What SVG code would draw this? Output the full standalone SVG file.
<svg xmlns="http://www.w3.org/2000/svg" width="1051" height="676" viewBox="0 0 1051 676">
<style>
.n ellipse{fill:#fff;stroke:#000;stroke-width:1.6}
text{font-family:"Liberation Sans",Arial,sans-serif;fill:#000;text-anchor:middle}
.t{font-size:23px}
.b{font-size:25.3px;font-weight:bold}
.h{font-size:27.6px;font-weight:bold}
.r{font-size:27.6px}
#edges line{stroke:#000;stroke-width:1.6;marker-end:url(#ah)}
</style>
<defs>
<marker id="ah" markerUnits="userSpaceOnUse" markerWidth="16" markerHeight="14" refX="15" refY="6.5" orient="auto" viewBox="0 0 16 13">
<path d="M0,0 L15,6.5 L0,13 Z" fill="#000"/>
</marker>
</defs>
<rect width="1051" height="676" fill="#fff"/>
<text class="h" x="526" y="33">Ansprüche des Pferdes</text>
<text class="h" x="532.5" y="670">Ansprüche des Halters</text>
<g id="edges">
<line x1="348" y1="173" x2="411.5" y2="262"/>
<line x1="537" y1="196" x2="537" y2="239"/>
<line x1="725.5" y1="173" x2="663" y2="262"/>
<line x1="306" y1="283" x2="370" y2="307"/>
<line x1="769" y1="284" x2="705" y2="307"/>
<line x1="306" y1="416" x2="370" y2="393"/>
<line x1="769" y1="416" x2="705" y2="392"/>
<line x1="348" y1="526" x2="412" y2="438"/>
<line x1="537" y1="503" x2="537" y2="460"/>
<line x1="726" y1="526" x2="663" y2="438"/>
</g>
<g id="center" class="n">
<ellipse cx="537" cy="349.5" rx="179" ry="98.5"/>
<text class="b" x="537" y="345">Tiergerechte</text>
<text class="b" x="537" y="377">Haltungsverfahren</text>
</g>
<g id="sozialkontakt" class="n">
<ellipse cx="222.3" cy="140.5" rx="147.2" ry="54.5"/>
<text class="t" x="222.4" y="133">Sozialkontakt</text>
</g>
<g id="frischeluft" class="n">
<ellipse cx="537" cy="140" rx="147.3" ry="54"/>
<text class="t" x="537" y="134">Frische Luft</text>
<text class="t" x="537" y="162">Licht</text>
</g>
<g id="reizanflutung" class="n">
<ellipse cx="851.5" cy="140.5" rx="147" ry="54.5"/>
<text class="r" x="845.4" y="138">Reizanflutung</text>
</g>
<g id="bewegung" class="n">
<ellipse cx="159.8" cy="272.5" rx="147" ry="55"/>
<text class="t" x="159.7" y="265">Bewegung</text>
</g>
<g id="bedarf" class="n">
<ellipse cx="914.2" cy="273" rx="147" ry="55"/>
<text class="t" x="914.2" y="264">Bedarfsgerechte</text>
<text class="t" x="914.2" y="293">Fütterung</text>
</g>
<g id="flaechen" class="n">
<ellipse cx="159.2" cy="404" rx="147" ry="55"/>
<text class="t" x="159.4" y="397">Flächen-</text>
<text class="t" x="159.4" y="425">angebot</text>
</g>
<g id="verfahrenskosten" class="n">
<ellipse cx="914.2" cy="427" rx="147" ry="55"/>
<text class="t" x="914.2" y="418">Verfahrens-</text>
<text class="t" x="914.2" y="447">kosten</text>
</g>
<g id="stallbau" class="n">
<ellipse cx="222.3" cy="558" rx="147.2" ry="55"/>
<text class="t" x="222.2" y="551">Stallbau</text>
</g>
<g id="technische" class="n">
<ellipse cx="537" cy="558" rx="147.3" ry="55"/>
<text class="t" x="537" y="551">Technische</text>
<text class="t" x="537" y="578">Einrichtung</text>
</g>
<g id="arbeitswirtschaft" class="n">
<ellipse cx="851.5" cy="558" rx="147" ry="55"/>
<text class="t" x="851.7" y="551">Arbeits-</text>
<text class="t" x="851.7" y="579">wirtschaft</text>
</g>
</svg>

▶ **Exercise goal**
Word for word, write out the data.

▶ **Exercise response**
What SVG code would draw this? Output the full standalone SVG file.
<svg xmlns="http://www.w3.org/2000/svg" width="1051" height="676" viewBox="0 0 1051 676">
<style>
.n ellipse{fill:#fff;stroke:#000;stroke-width:1.6}
text{font-family:"Liberation Sans",Arial,sans-serif;fill:#000;text-anchor:middle}
.t{font-size:23px}
.b{font-size:25.3px;font-weight:bold}
.h{font-size:27.6px;font-weight:bold}
.r{font-size:27.6px}
#edges line{stroke:#000;stroke-width:1.6;marker-end:url(#ah)}
</style>
<defs>
<marker id="ah" markerUnits="userSpaceOnUse" markerWidth="16" markerHeight="14" refX="15" refY="6.5" orient="auto" viewBox="0 0 16 13">
<path d="M0,0 L15,6.5 L0,13 Z" fill="#000"/>
</marker>
</defs>
<rect width="1051" height="676" fill="#fff"/>
<text class="h" x="526" y="33">Ansprüche des Pferdes</text>
<text class="h" x="532.5" y="670">Ansprüche des Halters</text>
<g id="edges">
<line x1="348" y1="173" x2="411.5" y2="262"/>
<line x1="537" y1="196" x2="537" y2="239"/>
<line x1="725.5" y1="173" x2="663" y2="262"/>
<line x1="306" y1="283" x2="370" y2="307"/>
<line x1="769" y1="284" x2="705" y2="307"/>
<line x1="306" y1="416" x2="370" y2="393"/>
<line x1="769" y1="416" x2="705" y2="392"/>
<line x1="348" y1="526" x2="412" y2="438"/>
<line x1="537" y1="503" x2="537" y2="460"/>
<line x1="726" y1="526" x2="663" y2="438"/>
</g>
<g id="center" class="n">
<ellipse cx="537" cy="349.5" rx="179" ry="98.5"/>
<text class="b" x="537" y="345">Tiergerechte</text>
<text class="b" x="537" y="377">Haltungsverfahren</text>
</g>
<g id="sozialkontakt" class="n">
<ellipse cx="222.3" cy="140.5" rx="147.2" ry="54.5"/>
<text class="t" x="222.4" y="133">Sozialkontakt</text>
</g>
<g id="frischeluft" class="n">
<ellipse cx="537" cy="140" rx="147.3" ry="54"/>
<text class="t" x="537" y="134">Frische Luft</text>
<text class="t" x="537" y="162">Licht</text>
</g>
<g id="reizanflutung" class="n">
<ellipse cx="851.5" cy="140.5" rx="147" ry="54.5"/>
<text class="r" x="845.4" y="138">Reizanflutung</text>
</g>
<g id="bewegung" class="n">
<ellipse cx="159.8" cy="272.5" rx="147" ry="55"/>
<text class="t" x="159.7" y="265">Bewegung</text>
</g>
<g id="bedarf" class="n">
<ellipse cx="914.2" cy="273" rx="147" ry="55"/>
<text class="t" x="914.2" y="264">Bedarfsgerechte</text>
<text class="t" x="914.2" y="293">Fütterung</text>
</g>
<g id="flaechen" class="n">
<ellipse cx="159.2" cy="404" rx="147" ry="55"/>
<text class="t" x="159.4" y="397">Flächen-</text>
<text class="t" x="159.4" y="425">angebot</text>
</g>
<g id="verfahrenskosten" class="n">
<ellipse cx="914.2" cy="427" rx="147" ry="55"/>
<text class="t" x="914.2" y="418">Verfahrens-</text>
<text class="t" x="914.2" y="447">kosten</text>
</g>
<g id="stallbau" class="n">
<ellipse cx="222.3" cy="558" rx="147.2" ry="55"/>
<text class="t" x="222.2" y="551">Stallbau</text>
</g>
<g id="technische" class="n">
<ellipse cx="537" cy="558" rx="147.3" ry="55"/>
<text class="t" x="537" y="551">Technische</text>
<text class="t" x="537" y="578">Einrichtung</text>
</g>
<g id="arbeitswirtschaft" class="n">
<ellipse cx="851.5" cy="558" rx="147" ry="55"/>
<text class="t" x="851.7" y="551">Arbeits-</text>
<text class="t" x="851.7" y="579">wirtschaft</text>
</g>
</svg>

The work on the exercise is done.